Tenemos un escritorio que nos gusta a todos los miembros de mi familia. El motivo es que es muy amplio y tiene una gran ventana soleada durante muchas horas del día. Y es que no hay nada como la luz natural para escribir. Allí estábamos Pau (10 años) y yo intentando avanzar con nuestros deberes: él con un examen de geografía y yo preparando el programa de radio de Ondacero de esa semana. Pau golpeaba su lapicero rítmicamente en la mesa mientras movía los labios intentando repetir coordilleras de algún lugar del mundo. Sin embargo, yo estaba inmóvil observando como avanzaba una barra de progreso de una descarga en el iPad.

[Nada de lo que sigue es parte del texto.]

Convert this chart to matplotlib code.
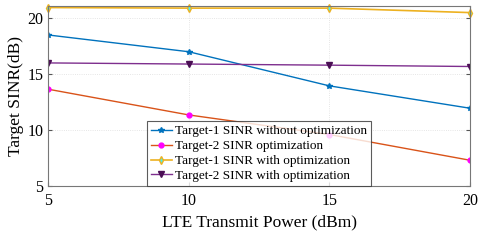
import matplotlib
matplotlib.use('Agg')
import matplotlib.pyplot as plt

# LTE transmit power (dBm)
power = [5, 10, 15, 20]

# Target SINR values (dB)
t1_no_opt = [18.5, 17.0, 13.95, 11.95]
t2_opt = [13.65, 11.35, 9.6, 7.3]
t1_opt = [20.95, 20.9, 20.9, 20.5]
t2_with_opt = [16.0, 15.9, 15.8, 15.68]

labels = ['Target-1 SINR without optimization',
          'Target-2 SINR optimization',
          'Target-1 SINR with optimization',
          'Target-2 SINR with optimization']

plt.rcParams['font.family'] = ['Liberation Serif', 'DejaVu Serif']

fig = plt.figure(figsize=(4.91, 2.45), dpi=100)
ax = fig.add_axes([0.098, 0.241, 0.859, 0.735])

ax.plot(power, t1_no_opt, color='#0072BD', marker='*', ms=4, lw=1, label=labels[0])
ax.plot(power, t2_opt, color='#D95319', marker='o', ms=3.5, mfc='#FF00FF', mec='#FF00FF', lw=1, label=labels[1])
ax.plot(power, t1_opt, color='#EDB120', marker='d', ms=4, mfc='#4DEEEA', mec='#EDB120', lw=1.2,
        label=labels[2], clip_on=False)
ax.plot(power, t2_with_opt, color='#7E2F8E', marker='v', ms=4, mfc='#4B0F55', mec='#4B0F55', lw=1, label=labels[3])

ax.set_xlim(5, 20)
ax.set_ylim(5, 21.1)
ax.set_xticks([5, 10, 15, 20])
ax.set_yticks([5, 10, 15, 20])
ax.grid(True, linestyle=':', color='#DDDDDD', lw=0.6)
ax.tick_params(direction='in', labelsize=11.5, length=3, color='#555555', top=True, right=True,
               labeltop=False, labelright=False)
ax.tick_params(axis='x', pad=5)
for s in ax.spines.values():
    s.set_color('#777777')

ax.set_xlabel('LTE Transmit Power (dBm)', fontsize=12.5, labelpad=4)
ax.set_ylabel('Target SINR(dB)', fontsize=12.5, labelpad=2)

leg = ax.legend(loc='lower left', bbox_to_anchor=(0.234, 0.0), fontsize=9.5, frameon=True,
                fancybox=False, edgecolor='#333333', borderpad=0.3, labelspacing=0.2,
                handlelength=1.6, handletextpad=0.2, borderaxespad=0)
leg.get_frame().set_linewidth(0.8)

fig.savefig('out.png', dpi=100)
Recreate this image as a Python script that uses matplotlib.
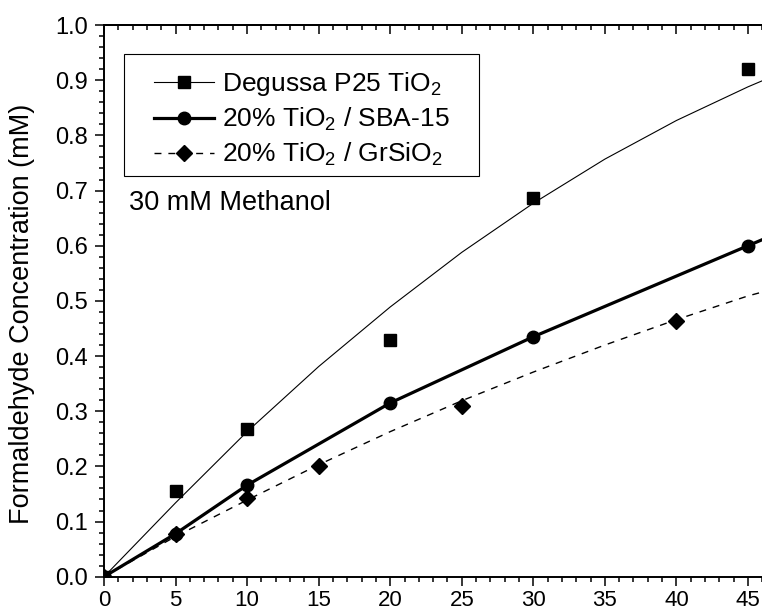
import matplotlib
matplotlib.use("Agg")
import matplotlib.pyplot as plt
from matplotlib.lines import Line2D
from matplotlib.patches import Rectangle
from matplotlib.ticker import MultipleLocator, FormatStrFormatter

plt.rcParams['font.family'] = ['Liberation Sans', 'DejaVu Sans']
plt.rcParams['mathtext.fontset'] = 'custom'
plt.rcParams['mathtext.rm'] = 'Liberation Sans'
plt.rcParams['mathtext.it'] = 'Liberation Sans:italic'
plt.rcParams['mathtext.default'] = 'regular'

# measured HCHO concentration (mM) vs irradiation time (min)
p25_t = [0, 5, 10, 20, 30, 45]
p25_c = [0, 0.156, 0.267, 0.429, 0.687, 0.920]
sba_t = [0, 5, 10, 20, 30, 45]
sba_c = [0, 0.078, 0.166, 0.315, 0.435, 0.600]
gr_t = [0, 5, 10, 15, 25, 40]
gr_c = [0, 0.078, 0.142, 0.201, 0.309, 0.464]

# fitted curves, sampled every 5 min up to the edge of the plot
fit_t = [0, 5, 10, 15, 20, 25, 30, 35, 40, 45, 46]
p25_fit = [0, 0.134, 0.263, 0.381, 0.489, 0.588, 0.677, 0.757, 0.827, 0.888, 0.899]
gr_fit = [0, 0.073, 0.139, 0.203, 0.263, 0.319, 0.371, 0.420, 0.466, 0.509, 0.516]
# SBA-15 trace goes through its points and carries on past the last one
sba_line_t = [0, 5, 10, 20, 30, 45, 46]
sba_line_c = [0, 0.078, 0.166, 0.315, 0.435, 0.600, 0.611]

xticks = [0, 5, 10, 15, 20, 25, 30, 35, 40, 45]
labels = ['Degussa P25 TiO$_2$', '20% TiO$_2$ / SBA-15', '20% TiO$_2$ / GrSiO$_2$']

W, H = 762, 614
fig = plt.figure(figsize=(W / 100, H / 100), dpi=100)
# x range runs to 50, the right part falls off the page
ax = fig.add_axes([0.1365, 0.0607, 0.939, 0.8985])

dash = (0, (5, 5))
ax.plot(fit_t, p25_fit, color='k', lw=0.8)
ax.plot(sba_line_t, sba_line_c, color='k', lw=2.3)
ax.plot(fit_t, gr_fit, color='k', lw=1.0, ls=dash)
ax.plot(p25_t, p25_c, ls='none', marker='s', ms=8, color='k')
ax.plot(sba_t, sba_c, ls='none', marker='o', ms=9, color='k')
ax.plot(gr_t, gr_c, ls='none', marker='D', ms=8.5, color='k')

ax.set_xlim(0, 50)
ax.set_ylim(0, 1.0)
ax.set_xticks(xticks)
ax.xaxis.set_minor_locator(MultipleLocator(1))
ax.yaxis.set_major_locator(MultipleLocator(0.1))
ax.yaxis.set_minor_locator(MultipleLocator(0.02))
ax.yaxis.set_major_formatter(FormatStrFormatter('%.1f'))

for s in ax.spines.values():
    s.set_linewidth(1.4)
ax.spines['right'].set_visible(False)

ax.tick_params(which='both', direction='out', width=1.1, top=False, right=False)
ax.tick_params(which='major', length=6.5)
ax.tick_params(which='minor', length=3.3)
ax.tick_params(axis='y', pad=5, labelsize=17)
ax.tick_params(axis='x', pad=3, labelsize=16)

# top axis: ticks pointing into the plot, no labels
top = ax.secondary_xaxis('top')
top.xaxis.set_major_locator(MultipleLocator(5))
top.xaxis.set_minor_locator(MultipleLocator(1))
top.tick_params(which='both', direction='in', width=1.1, labeltop=False)
top.tick_params(which='major', length=6.5)
top.tick_params(which='minor', length=3.3)
top.spines['top'].set_linewidth(1.4)

handles = [
    Line2D([], [], color='k', lw=0.8, marker='s', ms=8),
    Line2D([], [], color='k', lw=2.3, marker='o', ms=9),
    Line2D([], [], color='k', lw=1.0, ls=dash, marker='D', ms=8.5),
]
# legend box: wider padding left/right than top/bottom
pad_x, pad_top, pad_bot = 30, 16, 8
box_x, box_y = 124, 54
leg = ax.legend(handles, labels, loc='upper left',
                bbox_to_anchor=((box_x + pad_x) / W, 1 - (box_y + pad_top) / H),
                bbox_transform=fig.transFigure, borderaxespad=0, borderpad=0,
                fontsize=19, frameon=False, handlelength=2.27,
                handletextpad=0.3, labelspacing=0.3)

fig.canvas.draw()
bb = leg.get_window_extent()
frame = Rectangle(((bb.x0 - pad_x) / W, (bb.y0 - pad_bot) / H),
                  (bb.width + 2 * pad_x) / W, (bb.height + pad_top + pad_bot) / H,
                  transform=fig.transFigure, facecolor='white', edgecolor='k',
                  lw=0.8, zorder=4.9, clip_on=False)
ax.add_patch(frame)

ax.text(1.75, 0.677, '30 mM Methanol', fontsize=19.5, ha='left', va='center')

ax.set_ylabel('Formaldehyde Concentration (mM)', fontsize=19.5)
ax.yaxis.set_label_coords(-0.0964, 0.476)

fig.savefig('out.png', dpi=100)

– Papá, ¿porqué estás esperando hace rato? – me preguntó.
– Estoy esperando a que se descargue de la nube – contesté de forma automática como si estuviera dando alguna explicación técnica en el trabajo.
En ese momento, Pau miró al cielo a través de la ventana y comentó.
– No me extraña que esperes. Hoy no hay ni una nube en el cielo. Mejor que lo dejes para mañana.
Volvió a mirar al libro y continuó con los golpes del lápiz en el escritorio. Yo, aprendí que ponemos nombres absurdos a las cosas que se merecen contestaciones racionales.